At the beach, I think back on the day. All aches and soreness have already disappeared and I am nearing that state where I am already forgetting about any uncomfortable moments in the beauty of a sea side sunset. I think about how the rhythm of walking for a few hours can make all my insecurities melt away. Or maybe it’s the little aches. The thirst or the hunger. The intense need to finally take of my shoes and slowly (ever so slowly) peel of my shoes. Whatever it is, I want more of it. So I calmly put on my sweater, drink some tea and read my book in the happy knowledge that I get to do it again tomorrow.
Early the next morning, we make our hiker breakfast and enjoy a very calm cup of tea. Then we pack up our tent and bags – only ever so slightly clumsy as it’s the first time – and head out. First stop: the always beautiful drugstore to get blister plasters for Erik, as the underside of his feet have got blisters. And then it’s back into the relative wild of the island.
We make our way to “de slufter” and walk on and on past a very wide and open landscape. We get lost a few times, turning our 2,5-hour hike into a 4-hour hike, but for me that is ok. I simply enjoy putting one foot in front of the other past dunes covered in harsh grass, green clover and a yellow flower I am unable to identify.
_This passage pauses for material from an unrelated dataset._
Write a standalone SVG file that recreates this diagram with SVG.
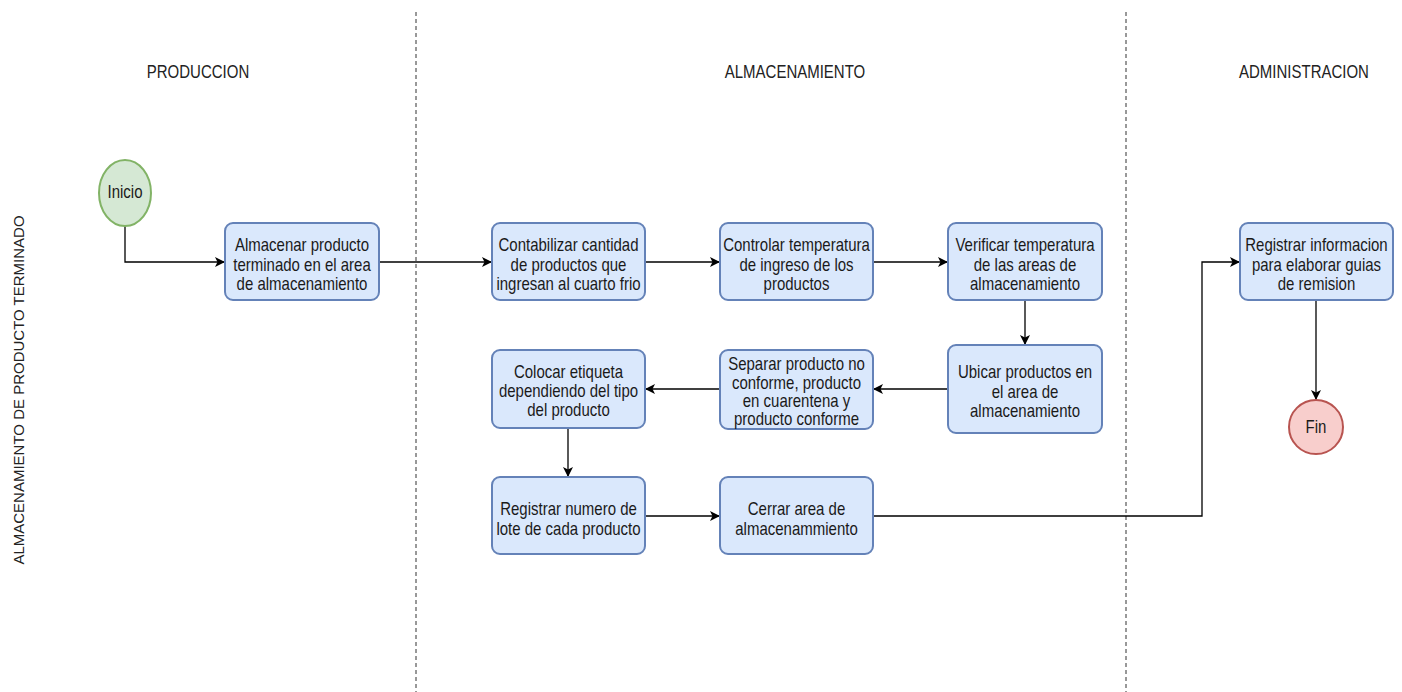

On and on we walk. Into a field because we can see the farm that we are supposed to stay at and out of that same field because a ditch is keeping us from our destination. On and on again until we get to the lighthouse. It’s bright read body calling us towards the ocean. And I think it’s the only thing that keeps Erik going, because by now his feet are tormenting him. Every step hurts and so we decide not to hike on the next day.
But it’s not that time yet. First we get to enjoy a few hours at the beach. Looking at a paraglider trying to take off, people walking past and suddenly loosing an hour because I closed my eyes for a few minutes. Before we know it, it’s time to finally head out to the farm. To enjoy our evening and mostly, to enjoy a really good long hot shower. Rinsing the sand and the day off of our tired bodies.
The next morning, I try to see if maybe Erik has changed his mind, but he hasn’t. And so, we book our bus tickets – the busses won’t show up if you don’t let them know you want to travel, what kind of outback is this anyway! – and make our way to my parent’s garden to put our feet up and enjoy the sun. Not the end we’d hoped to have, but we now know what works and what doesn’t. And I can’t wait for our next try-out!